MAPS originally listed 150 24/7 Exactis e-mail servers on its RBL in early November. In a statement at the time, MAPS said: “The decision to list Exactis' mail servers occurred after Exactis repudiated a previously negotiated agreement to implement measures which would have prevented unsolicited bulk and commercial e-mail from being sent through Exactis' mail servers, as well as ensuring that addresses on Exactis' own mailing lists were fully verified.”

Shortly thereafter, the U.S. District Court in Denver ruled in favor of a temporary restraining order against MAPS and issued a gag order that prevented both parties from speaking about the case. Judge John Kane also ordered any other parties operating “in concert” with MAPS' RBL to remove 24/7 Exactis from any similar blacklists.

In December, Kane extended and modified the temporary restraining order to clarify the court's position that MAPS and its founder, Paul Vixie, were enjoined from interfering with the delivery of Exactis' e-mail.

MAPS and 24/7 Exactis have been at each other's throats for more than a year over 24/7 Exactis' e-mail policies.

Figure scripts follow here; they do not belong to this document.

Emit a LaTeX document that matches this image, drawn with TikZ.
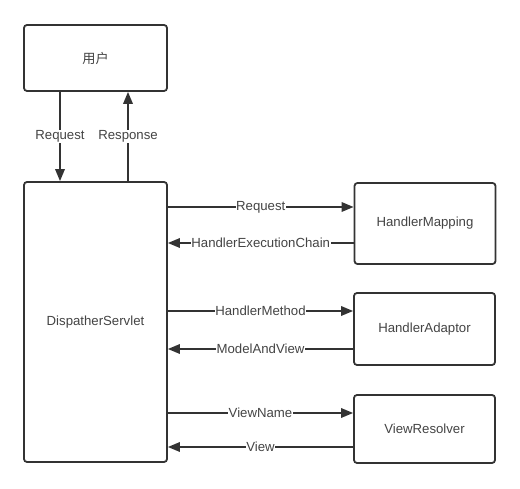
\documentclass[tikz,border=0pt]{standalone}
\usepackage{fontspec}
\setmainfont{Liberation Sans}
\newfontfamily\cjk{Noto Sans CJK SC}
\usetikzlibrary{arrows.meta}
\definecolor{linegray}{HTML}{333333}
\definecolor{textgray}{HTML}{444444}
\begin{document}
\begin{tikzpicture}[x=1pt,y=-1pt]
\tikzset{box/.style = {draw=linegray,line width=1.8pt,rounded corners=3pt,fill=white,text=textgray,font=\fontsize{13.2}{15}\selectfont}}
\tikzset{edge/.style = {draw=linegray,line width=1.8pt,-{Triangle[length=12pt,width=9.5pt]}}}
\tikzset{lbl/.style = {fill=white,inner sep=0.5pt,text=textgray,font=\fontsize{13.2}{15}\selectfont}}
\useasboundingbox (0,0) rectangle (520,489);

% Spring MVC request flow
\node[box,minimum width=143pt,minimum height=66pt] (user) at (95.5,58) {\cjk 用户};
\node[box,minimum width=143pt,minimum height=280pt] (ds) at (95.5,322) {DispatherServlet};
\node[box,minimum width=141pt,minimum height=81pt] (hm) at (425,223.5) {HandlerMapping};
\node[box,minimum width=141pt,minimum height=72pt] (ha) at (424.5,329) {HandlerAdaptor};
\node[box,minimum width=141pt,minimum height=68pt] (vr) at (424.5,429) {ViewResolver};

\draw[edge] (user.south -| 60,0) -- node[lbl] {Request} (ds.north -| 60,0);
\draw[edge] (ds.north -| 128,0) -- node[lbl] {Response} (user.south -| 128,0);

\draw[edge] (ds.east |- 0,207) -- node[lbl] {Request} (hm.west |- 0,207);
\draw[edge] (hm.west |- 0,243) -- node[lbl] {HandlerExecutionChain} (ds.east |- 0,243);
\draw[edge] (ds.east |- 0,311) -- node[lbl] {HandlerMethod} (ha.west |- 0,311);
\draw[edge] (ha.west |- 0,349) -- node[lbl] {ModelAndView} (ds.east |- 0,349);
\draw[edge] (ds.east |- 0,413) -- node[lbl] {ViewName} (vr.west |- 0,413);
\draw[edge] (vr.west |- 0,447) -- node[lbl] {View} (ds.east |- 0,447);

\end{tikzpicture}
\end{document}
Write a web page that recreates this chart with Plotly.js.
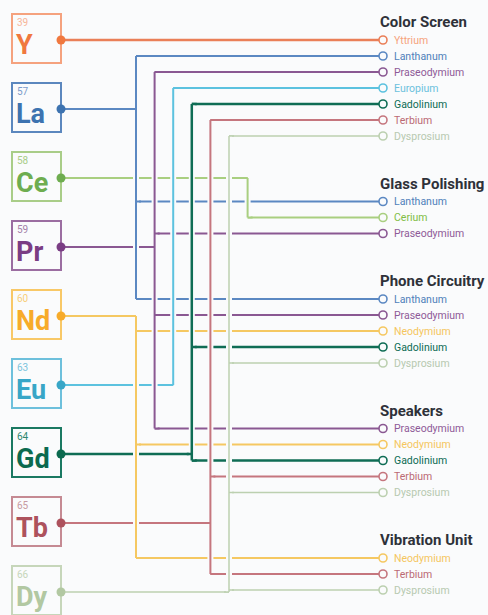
<!DOCTYPE html>
<html>
<head>
<meta charset="utf-8">
<script src="https://cdn.plot.ly/plotly-3.0.1.min.js"></script>
<style>html,body{margin:0;padding:0;background:#fafbfc;}#chart{width:488px;height:615px;}</style>
</head>
<body>
<div id="chart"></div>
<script>
// ---------------- DATA ----------------
const elements = ['Y','La','Ce','Pr','Nd','Eu','Gd','Tb','Dy'];
const atomicNumbers = [39,57,58,59,60,63,64,65,66];
const elementNames = ['Yttrium','Lanthanum','Cerium','Praseodymium','Neodymium','Europium','Gadolinium','Terbium','Dysprosium'];
const applications = ['Color Screen','Glass Polishing','Phone Circuitry','Speakers','Vibration Unit'];
const colorScreenUses = ['Y','La','Pr','Eu','Gd','Tb','Dy'];
const glassPolishingUses = ['La','Ce','Pr'];
const phoneCircuitryUses = ['La','Pr','Nd','Gd','Dy'];
const speakersUses = ['Pr','Nd','Gd','Tb','Dy'];
const vibrationUnitUses = ['Nd','Tb','Dy'];
const applicationUses = [colorScreenUses, glassPolishingUses, phoneCircuitryUses, speakersUses, vibrationUnitUses];

// ---------------- STYLE / LAYOUT ----------------
const BG = '#fafbfc';
const FONT = 'Roboto, "Liberation Sans", sans-serif';
const lineColor  = {Y:'#ea7f58', La:'#5b88c2', Ce:'#a9cf80', Pr:'#8a5892', Nd:'#f5c862', Eu:'#5cc2df', Gd:'#0f6d55', Tb:'#c5767e', Dy:'#bcd0b0'};
const lineWidth  = {Y:2.5, La:2, Ce:2, Pr:2, Nd:2, Eu:2, Gd:2.5, Tb:2, Dy:1.5};
const symColor   = {Y:'#f0783f', La:'#3d73b0', Ce:'#6ead50', Pr:'#7a3d84', Nd:'#f7ab2a', Eu:'#38a6c7', Gd:'#0b6a4f', Tb:'#ad525d', Dy:'#b2c8a2'};
const boxColor   = {Y:'#f5a27e', La:'#5b87be', Ce:'#a9cd88', Pr:'#9b6da1', Nd:'#f8c867', Eu:'#6dc0dc', Gd:'#1a7962', Tb:'#c58a93', Dy:'#c6d6ba'};
const numColor   = {Y:'#f7b598', La:'#7c9ccb', Ce:'#a9cd88', Pr:'#a481aa', Nd:'#f8cf7a', Eu:'#7cc4dc', Gd:'#2f8670', Tb:'#c79aa1', Dy:'#c6d6ba'};
const labelColor = {Y:'#f6a37d', La:'#4f7fba', Ce:'#80bd45', Pr:'#8e5a98', Nd:'#f5c65e', Eu:'#6cc1dd', Gd:'#0d6b54', Tb:'#bb6a74', Dy:'#b7c9b0'};
const routeColumn = {Y:null, La:0, Nd:0, Pr:1, Eu:2, Gd:3, Tb:4, Dy:5, Ce:6};

const BOX_L = 12, BOX_R = 61, END_X = 383;
const colX = c => 136 + c * 18.6;
const dotY = i => 40 + 69 * i;

// rows of the right-hand list
const rows = []; // {app, el, y}
const titles = [];
let first = 40;
applications.forEach((app, gi) => {
  titles.push({text: app, y: first - 18});
  applicationUses[gi].forEach((el, k) => rows.push({app: gi, el: el, y: first + k * 16}));
  first = first + (applicationUses[gi].length - 1) * 16 + 65.5;
});

const traces = [];
const horiz = {}, vert = {}, stubs = {};
elements.forEach((el, i) => {
  const dy = dotY(i);
  const myRows = rows.filter(r => r.el === el);
  const c = routeColumn[el];
  const hx = [], hy = [], sx = [], sy = [];
  if (c === null) {
    myRows.forEach(r => { hx.push(BOX_R, END_X, null); hy.push(r.y, r.y, null); });
    horiz[el] = {x: hx, y: hy};
    return;
  }
  const cx = colX(c);
  hx.push(BOX_R, cx, null); hy.push(dy, dy, null);
  sx.push(cx - 5, cx, null); sy.push(dy, dy, null);
  myRows.forEach(r => {
    hx.push(cx, END_X, null); hy.push(r.y, r.y, null);
    sx.push(cx, cx + 5, null); sy.push(r.y, r.y, null);
  });
  const ys = myRows.map(r => r.y).concat([dy]);
  horiz[el] = {x: hx, y: hy};
  vert[el] = {x: [cx, cx], y: [Math.min(...ys), Math.max(...ys)]};
  stubs[el] = {x: sx, y: sy};
});

const drawOrder = ['Y','Ce','La','Nd','Pr','Eu','Gd','Tb','Dy'];
drawOrder.forEach(el => {
  traces.push({type:'scatter', mode:'lines', x: horiz[el].x, y: horiz[el].y,
    line:{color: lineColor[el], width: lineWidth[el]}, hoverinfo:'skip', showlegend:false});
});
drawOrder.forEach(el => {
  if (!vert[el]) return;
  traces.push({type:'scatter', mode:'lines', x: vert[el].x, y: vert[el].y,
    line:{color: BG, width: 6}, hoverinfo:'skip', showlegend:false});
  traces.push({type:'scatter', mode:'lines', x: vert[el].x, y: vert[el].y,
    line:{color: lineColor[el], width: lineWidth[el]}, hoverinfo:'skip', showlegend:false});
  traces.push({type:'scatter', mode:'lines', x: stubs[el].x, y: stubs[el].y,
    line:{color: lineColor[el], width: lineWidth[el]}, hoverinfo:'skip', showlegend:false});
});
// element dots
traces.push({type:'scatter', mode:'markers', x: elements.map(() => BOX_R), y: elements.map((e, i) => dotY(i)),
  marker:{size: 9, color: elements.map(e => symColor[e]), line:{width:0}}, hoverinfo:'skip', showlegend:false});
// end circles
traces.push({type:'scatter', mode:'markers', x: rows.map(() => END_X), y: rows.map(r => r.y),
  marker:{size: 8, color: BG, line:{width: 1.6, color: rows.map(r => lineColor[r.el])}}, hoverinfo:'skip', showlegend:false});

const shapes = [];
const annotations = [];
elements.forEach((el, i) => {
  const top = dotY(i) - 26;
  shapes.push({type:'rect', xref:'x', yref:'y', x0: BOX_L, x1: BOX_R, y0: top, y1: top + 49,
    line:{color: boxColor[el], width: 2}, fillcolor: 'rgba(0,0,0,0)', layer:'below'});
  annotations.push({x: BOX_L + 3, y: top + 8, xref:'x', yref:'y', xanchor:'left', yanchor:'middle', showarrow:false,
    text: String(atomicNumbers[i]), font:{family: FONT, size: 10, color: numColor[el]}});
  annotations.push({x: BOX_L + 2, y: top + 31, xref:'x', yref:'y', xanchor:'left', yanchor:'middle', showarrow:false,
    text: '<b>' + el + '</b>', font:{family: FONT, size: 27, color: symColor[el]}});
});
titles.forEach(t => annotations.push({x: 378, y: t.y, xref:'x', yref:'y', xanchor:'left', yanchor:'middle', showarrow:false,
  text: '<b>' + t.text + '</b>', font:{family: FONT, size: 15, color: '#2e3139'}}));
rows.forEach(r => annotations.push({x: 392, y: r.y, xref:'x', yref:'y', xanchor:'left', yanchor:'middle', showarrow:false,
  text: elementNames[elements.indexOf(r.el)], font:{family: FONT, size: 10.5, color: labelColor[r.el]}}));

const layout = {
  width: 488, height: 615,
  margin:{l:0, r:0, t:0, b:0, pad:0},
  paper_bgcolor: BG, plot_bgcolor: BG,
  xaxis:{range:[0,488], visible:false, fixedrange:true},
  yaxis:{range:[615,0], visible:false, fixedrange:true},
  showlegend:false, hovermode:false,
  shapes: shapes, annotations: annotations
};
Plotly.newPlot('chart', traces, layout, {staticPlot:true, displayModeBar:false});
</script>
</body>
</html>
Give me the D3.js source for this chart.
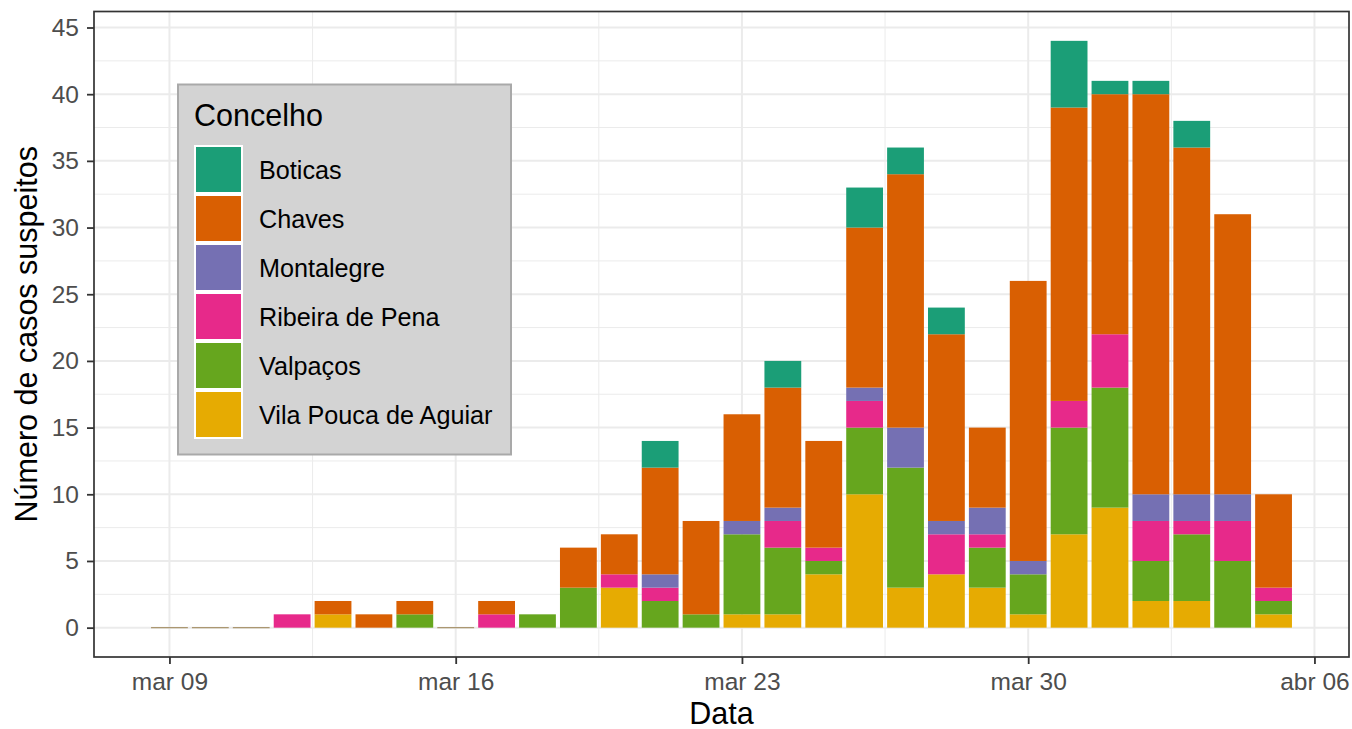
<!DOCTYPE html>
<html>
<head>
<meta charset="utf-8">
<script src="https://cdn.jsdelivr.net/npm/d3@7"></script>
<style>
  html, body { margin: 0; padding: 0; background: #fff; }
  svg { display: block; font-family: "Liberation Sans", Arial, Helvetica, sans-serif; }
</style>
</head>
<body>
<svg id="chart" width="1352" height="729"></svg>
<script>
// ---- Data ----
const startDate = "2020-03-09";          // first day with data
const nDays = 28;                          // mar 09 .. abr 05
const concelhos = ["Boticas", "Chaves", "Montalegre", "Ribeira de Pena", "Valpaços", "Vila Pouca de Aguiar"];
const colors = ["#1B9E77", "#D95F02", "#7570B3", "#E7298A", "#66A61E", "#E6AB02"];

const boticas   = [0,0,0,0,0,0,0,0,0,0,0,0,2,0,0,2,0,3,2,2,0,0,5,1,1,2,0,0];
const chaves    = [0,0,0,0,1,1,1,0,1,0,3,3,8,7,8,9,8,12,19,14,6,21,22,18,30,26,21,7];
const montalegre= [0,0,0,0,0,0,0,0,0,0,0,0,1,0,1,1,0,1,3,1,2,1,0,0,2,2,2,0];
const ribeira   = [0,0,0,1,0,0,0,0,1,0,0,1,1,0,0,2,1,2,0,3,1,0,2,4,3,1,3,1];
const valpacos  = [0,0,0,0,0,0,1,0,0,1,3,0,2,1,6,5,1,5,9,0,3,3,8,9,3,5,5,1];
const vilaPouca = [0,0,0,0,1,0,0,0,0,0,0,3,0,0,1,1,4,10,3,4,3,1,7,9,2,2,0,1];

const xTickDates  = ["2020-03-09", "2020-03-16", "2020-03-23", "2020-03-30", "2020-04-06"];
const xTickLabels = ["mar 09", "mar 16", "mar 23", "mar 30", "abr 06"];
const yTicks = [0, 5, 10, 15, 20, 25, 30, 35, 40, 45];

const legendTitle = "Concelho";
const xTitle = "Data";
const yTitle = "Número de casos suspeitos";

// ---- Build table ----
const DAY = 86400000;
const t0 = new Date(startDate + "T00:00:00Z");
const seriesArrays = {
  "Boticas": boticas, "Chaves": chaves, "Montalegre": montalegre,
  "Ribeira de Pena": ribeira, "Valpaços": valpacos, "Vila Pouca de Aguiar": vilaPouca
};
const table = d3.range(nDays).map(i => {
  const row = { date: new Date(t0.getTime() + i * DAY) };
  concelhos.forEach(c => row[c] = seriesArrays[c][i]);
  row.total = concelhos.reduce((s, c) => s + row[c], 0);
  return row;
});

// stack bottom-up: last level at the bottom (ggplot order)
const stackKeys = concelhos.slice().reverse();
const stacked = d3.stack().keys(stackKeys)(table);

// ---- Layout ----
const svg = d3.select("#chart");
const P = { left: 94, right: 1349, top: 11.5, bottom: 657 };

const first = table[0].date, last = table[nDays - 1].date;
const barHalf = 0.45 * DAY;
const span = (last - first) + 2 * barHalf;
const pad = 0.05 * span;
const x = d3.scaleUtc()
  .domain([new Date(first - barHalf - pad), new Date(+last + barHalf + pad)])
  .range([P.left, P.right]);

const yMax = d3.max(table, d => d.total);
const y = d3.scaleLinear()
  .domain([-0.05 * yMax, yMax * 1.05])
  .range([P.bottom, P.top]);

// panel background
svg.append("rect").attr("x", P.left).attr("y", P.top)
  .attr("width", P.right - P.left).attr("height", P.bottom - P.top).attr("fill", "#fff");

// grid
const grid = svg.append("g");
const xMajor = xTickDates.map(d => new Date(d + "T00:00:00Z"));
const xMinor = [];
for (let i = -1; i < xMajor.length; i++) {
  const a = i >= 0 ? xMajor[i] : new Date(xMajor[0] - 7 * DAY);
  xMinor.push(new Date(+a + 3.5 * DAY));
}
const yMinor = yTicks.map(v => v - 2.5).concat([yTicks[yTicks.length - 1] + 2.5]);
const [xd0, xd1] = x.domain();
const [yd0, yd1] = y.domain();

grid.selectAll(".ymin").data(yMinor.filter(v => v > yd0 && v < yd1)).join("line")
  .attr("x1", P.left).attr("x2", P.right).attr("y1", d => y(d)).attr("y2", d => y(d))
  .attr("stroke", "#ebebeb").attr("stroke-width", 1);
grid.selectAll(".xmin").data(xMinor.filter(d => d > xd0 && d < xd1)).join("line")
  .attr("y1", P.top).attr("y2", P.bottom).attr("x1", d => x(d)).attr("x2", d => x(d))
  .attr("stroke", "#ebebeb").attr("stroke-width", 1);
grid.selectAll(".ymaj").data(yTicks).join("line")
  .attr("x1", P.left).attr("x2", P.right).attr("y1", d => y(d)).attr("y2", d => y(d))
  .attr("stroke", "#ebebeb").attr("stroke-width", 2);
grid.selectAll(".xmaj").data(xMajor).join("line")
  .attr("y1", P.top).attr("y2", P.bottom).attr("x1", d => x(d)).attr("x2", d => x(d))
  .attr("stroke", "#ebebeb").attr("stroke-width", 2);

// bars
const color = d3.scaleOrdinal().domain(concelhos).range(colors);
const barsG = svg.append("g");
barsG.selectAll("g").data(stacked).join("g")
  .attr("fill", s => color(s.key))
  .selectAll("rect").data(s => s.filter(d => d[1] > d[0])).join("rect")
  .attr("x", d => x(new Date(d.data.date - barHalf)))
  .attr("width", d => x(new Date(+d.data.date + barHalf)) - x(new Date(d.data.date - barHalf)))
  .attr("y", d => y(d[1]))
  .attr("height", d => y(d[0]) - y(d[1]));

// zero-total days: thin line (zero-height bars)
barsG.selectAll(".zero").data(table.filter(d => d.total === 0)).join("rect")
  .attr("x", d => x(new Date(d.date - barHalf)))
  .attr("width", d => x(new Date(+d.date + barHalf)) - x(new Date(d.date - barHalf)))
  .attr("y", y(0) - 0.6).attr("height", 1.2)
  .attr("fill", "#a8926a");

// panel border
svg.append("rect").attr("x", P.left).attr("y", P.top)
  .attr("width", P.right - P.left).attr("height", P.bottom - P.top)
  .attr("fill", "none").attr("stroke", "#333333").attr("stroke-width", 1.7);

// axes
const tickFont = 24.5;
const xAxis = d3.axisBottom(x).tickValues(xMajor)
  .tickFormat((d, i) => xTickLabels[i]).tickSize(7).tickPadding(8.5);
const gx = svg.append("g").attr("transform", `translate(0,${P.bottom})`).call(xAxis);
gx.select(".domain").remove();
gx.selectAll(".tick line").attr("stroke", "#333333").attr("stroke-width", 1.8);
gx.selectAll(".tick text").attr("fill", "#4d4d4d").attr("font-size", tickFont)
  .attr("font-family", "Liberation Sans, Arial, sans-serif");

const yAxis = d3.axisLeft(y).tickValues(yTicks).tickSize(7).tickPadding(8);
const gy = svg.append("g").attr("transform", `translate(${P.left},0)`).call(yAxis);
gy.select(".domain").remove();
gy.selectAll(".tick line").attr("stroke", "#333333").attr("stroke-width", 1.8);
gy.selectAll(".tick text").attr("fill", "#4d4d4d").attr("font-size", tickFont)
  .attr("font-family", "Liberation Sans, Arial, sans-serif");

// axis titles
svg.append("text").attr("x", (P.left + P.right) / 2).attr("y", 724)
  .attr("text-anchor", "middle").attr("font-size", 30.5).attr("fill", "#000").text(xTitle);
svg.append("text")
  .attr("transform", `translate(37,${(P.top + P.bottom) / 2}) rotate(-90)`)
  .attr("text-anchor", "middle").attr("font-size", 30.5).attr("fill", "#000").text(yTitle);

// legend
const L = svg.append("g");
L.append("rect").attr("x", 178).attr("y", 84.5).attr("width", 333).attr("height", 370)
  .attr("fill", "#d3d3d3").attr("stroke", "#a9a9a9").attr("stroke-width", 2);
L.append("text").attr("x", 194).attr("y", 126).attr("font-size", 30.5).attr("fill", "#000")
  .text(legendTitle);
const items = L.selectAll(".item").data(concelhos).join("g")
  .attr("transform", (d, i) => `translate(194,${145 + 49 * i})`);
items.append("rect").attr("width", 49).attr("height", 49).attr("fill", "#fff");
items.append("rect").attr("x", 2).attr("y", 2).attr("width", 45).attr("height", 45)
  .attr("fill", d => color(d));
items.append("text").attr("x", 65).attr("y", 33.5).attr("font-size", 25.2).attr("fill", "#000")
  .text(d => d);
</script>
</body>
</html>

MAPS wants 24/7 Exactis to adopt verified opt-in list management practices for its e-mail lists, as well as for those of its clients. Verified opt-in refers to the practice of first asking consumers for permission to send commercial e-mail and then requiring the consumers to respond to a verification of that permission.

24/7 Exactis said it is working toward that goal but noted that its single opt-in policy is the industry norm. The company also said it does not deliver spam and that MAPS was making an issue out of fewer than a dozen complaints it received out of the 4 billion e-mails that 24/7 Exactis sent last year.